After fours years of this “luck” and abundance, I was totally exhausted.
But she was my light…and not just for me. Ask anyone, they’ll tell you she is a little bundle of love and energy and warmth and there are definitely times when it completely exhausts and depletes you, it’s just SO much! But boy, you miss that energy when it’s gone. And in October 2014 after returning from New York and the biggest meeting of my career (and subsequently completely missing an important volunteer meeting back home…because I had three calendars…not synced), I hit a wall: she was already almost six, I was running ragged thinking I was being a “great mom” by providing for her, but really, I was completely missing the whole point. And when I finally decided it was time to slow it all down, take on less, say “no” to opportunities (gasp!), dedicate more time to her school and activities and being home and cooking dinner — just being her mom — she pulled me back into her light: singing Michael Bublé songs and dancing around the kitchen island; her big hugs and boundless love; her attention to MY needs (“Mom, you said you needed to go to bed earlier, why were you up so late?“).
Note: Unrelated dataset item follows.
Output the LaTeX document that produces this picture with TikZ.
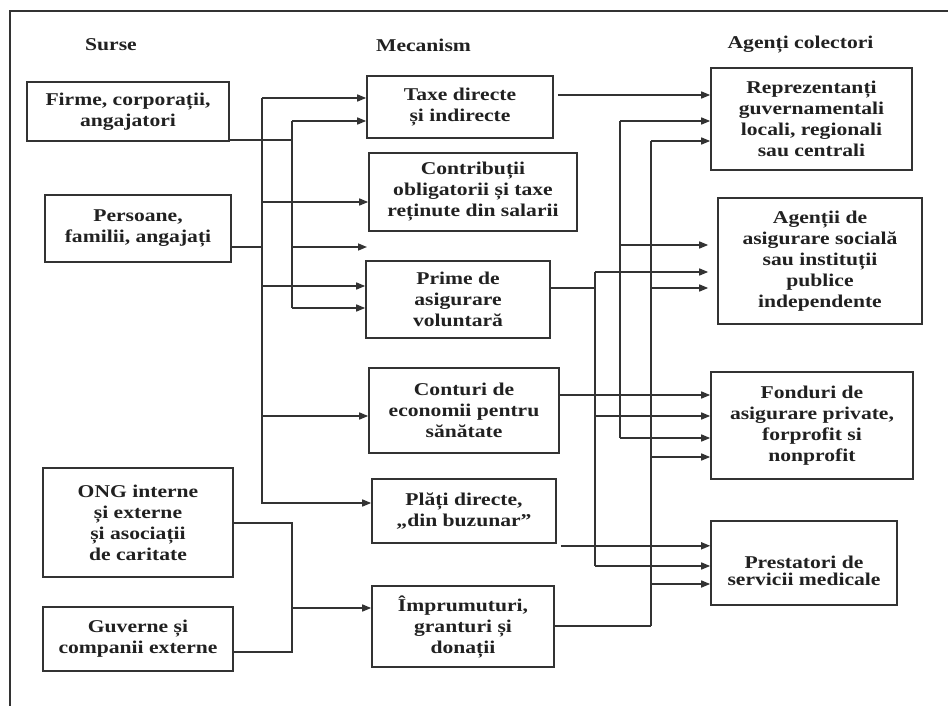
\documentclass[tikz,border=0pt]{standalone}
\usepackage{fontspec}
\setmainfont{Liberation Serif}[FakeStretch=1.2]
\usetikzlibrary{arrows.meta}
\definecolor{boxc}{gray}{0.2}
\definecolor{linec}{gray}{0.2}
\definecolor{txt}{gray}{0.13}
\definecolor{framec}{gray}{0.2}
\begin{document}
\begin{tikzpicture}[x=1pt,y=-1pt,
  box/.style={draw=boxc, line width=1.6pt, align=center, inner sep=0pt,
    font=\fontsize{18}{21}\selectfont\bfseries, text=txt},
  head/.style={font=\fontsize{18}{21}\selectfont\bfseries, text=txt, inner sep=0pt},
  conn/.style={draw=linec, line width=1.5pt},
  arr/.style={conn, -{Triangle[length=9pt,width=7pt]}},
]
\useasboundingbox (0,0) rectangle (948,706);
\fill[white] (0,0) rectangle (948,706);
\draw[line width=2.8pt, draw=framec] (10,706) -- (10,11) -- (948,11);

% headers
\node[head] (h1) at (111,45) {Surse};
\node[head] (h2) at (423.5,45) {Mecanism};
\node[head] (h3) at (800.5,45) {Agenți colectori};

% sources
\node[box, minimum width=202pt, minimum height=59pt] (firme) at (128,111.5) {Firme, corporații,\\angajatori};
\node[box, minimum width=186pt, minimum height=67pt] (persoane) at (138,228.5) {Persoane,\\familii, angajați};
\node[box, minimum width=190pt, minimum height=109pt] (ong) at (138,522.5) {ONG interne\\și externe\\și asociații\\de caritate};
\node[box, minimum width=190pt, minimum height=64pt] (guverne) at (138,639) {Guverne și\\companii externe};

% mechanisms
\node[box, minimum width=186pt, minimum height=62pt] (taxe) at (460,107) {Taxe directe\\și indirecte};
\node[box, minimum width=208pt, minimum height=78pt] (contrib) at (473,192) {Contribuții\\obligatorii și taxe\\reținute din salarii};
\node[box, minimum width=184pt, minimum height=77pt] (prime) at (458,299.5) {Prime de\\asigurare\\voluntară};
\node[box, minimum width=190pt, minimum height=85pt] (conturi) at (464,410.5) {Conturi de\\economii pentru\\sănătate};
\node[box, minimum width=184pt, minimum height=64pt] (plati) at (464,511) {Plăți directe,\\„din buzunar”};
\node[box, minimum width=182pt, minimum height=81pt] (impr) at (463,626.5) {Împrumuturi,\\granturi și\\donații};

% collectors
\node[box, minimum width=201pt, minimum height=102pt] (reprez) at (811.5,119) {Reprezentanți\\guvernamentali\\locali, regionali\\sau centrali};
\node[box, minimum width=204pt, minimum height=126pt] (agentii) at (820,261) {Agenții de\\asigurare socială\\sau instituții\\publice\\independente};
\node[box, minimum width=202pt, minimum height=107pt] (fonduri) at (812,425.5) {Fonduri de\\asigurare private,\\forprofit si\\nonprofit};
\node[box, minimum width=186pt, minimum height=84pt] (prest) at (804,563) {\raisebox{-22pt}[0pt][0pt]{\shortstack{Prestatori de\\[1pt]servicii medicale}}};

% left buses
\coordinate (bA1) at (262,98);
\coordinate (bA2) at (262,202);
\coordinate (bAp) at (262,247);
\coordinate (bA3) at (262,286);
\coordinate (bA4) at (262,416);
\coordinate (bA5) at (262,503);
\coordinate (bB1) at (292,121);
\coordinate (bBf) at (292,140);
\coordinate (bB2) at (292,247);
\coordinate (bB3) at (292,308);
\coordinate (free) at (367,247);

\draw[conn] (persoane.east |- bAp) -- (bAp);
\draw[arr] (bA1) -- (taxe.west |- bA1);
\draw[arr] (bA1) -- (bA5) -- (plati.west |- bA5);
\draw[arr] (bA2) -- (contrib.west |- bA2);
\draw[arr] (bA3) -- (prime.west |- bA3);
\draw[arr] (bA4) -- (conturi.west |- bA4);

\draw[conn] (firme.east |- bBf) -- (bBf);
\draw[conn] (bB1) -- (bB3);
\draw[arr] (bB1) -- (taxe.west |- bB1);
\draw[arr] (bB2) -- (free);
\draw[arr] (bB3) -- (prime.west |- bB3);

\coordinate (bG1) at (292,523);
\coordinate (bG3) at (292,608);
\coordinate (bG2) at (292,652);
\draw[conn] (ong.east |- bG1) -- (bG1) -- (bG2) -- (guverne.east |- bG2);
\draw[arr] (bG3) -- (impr.west |- bG3);

% right buses
\coordinate (tx) at ([xshift=4pt,yshift=12pt]taxe.east);
\draw[arr] (tx) -- (reprez.west |- tx);

\coordinate (bD1) at (620,121);
\coordinate (bD2) at (620,245);
\coordinate (bD3) at (620,438);
\draw[conn] (bD1) -- (bD3);
\draw[arr] (bD1) -- (reprez.west |- bD1);
\draw[arr, shorten >=9pt] (bD2) -- (agentii.west |- bD2);
\draw[arr] (bD3) -- (fonduri.west |- bD3);

\coordinate (bC1) at (595,272);
\coordinate (bCp) at (595,288);
\coordinate (bC2) at (595,416);
\coordinate (bC3) at (595,566);
\draw[conn] (prime.east |- bCp) -- (bCp);
\draw[conn] (bC1) -- (bC3);
\draw[arr, shorten >=9pt] (bC1) -- (agentii.west |- bC1);
\draw[arr] (bC2) -- (fonduri.west |- bC2);
\draw[arr] (bC3) -- (prest.west |- bC3);

\coordinate (bE1) at (651,141);
\coordinate (bE2) at (651,288);
\coordinate (bE3) at (651,457);
\coordinate (bE4) at (651,584);
\coordinate (bE5) at (651,626);
\draw[conn] (impr.east |- bE5) -- (bE5);
\draw[conn] (bE1) -- (bE5);
\draw[arr] (bE1) -- (reprez.west |- bE1);
\draw[arr, shorten >=9pt] (bE2) -- (agentii.west |- bE2);
\draw[arr] (bE3) -- (fonduri.west |- bE3);
\draw[arr] (bE4) -- (prest.west |- bE4);

\coordinate (cy) at (conturi.east |- 0,395);
\draw[arr] (cy) -- (fonduri.west |- cy);
\coordinate (py) at ([xshift=4pt,yshift=-2pt]plati.south east);
\draw[arr] (py) -- (prest.west |- py);
\end{tikzpicture}
\end{document}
So, long story short: for me, being a mom is NOT a sacrifice. Rather, it’s what I’m most grateful for. I’m the one who is thankful that through this experience of being mom to this amazing little girl, I’ve become a more powerful woman, I’ve learned how to earn new livings, I’ve gained the ability to say “no” and stand up for myself and our precious time together. I might never be the mom who brings homemade cookies to a bake sale or chaperones field trips or knows what the heck to do with leprechaun traps (what?!), but…I hope she’ll want to be a powerful and resilient woman too.
I don’t often use this page as a personal journal, but I thought perhaps there were other moms out there feeling as grateful as I am today. So THANK YOU LEIGHTON, you are more to me than I could have ever imagined deserving in life.
Love, your mommy!
And Happy Mother’s Day to all the other mommies out there!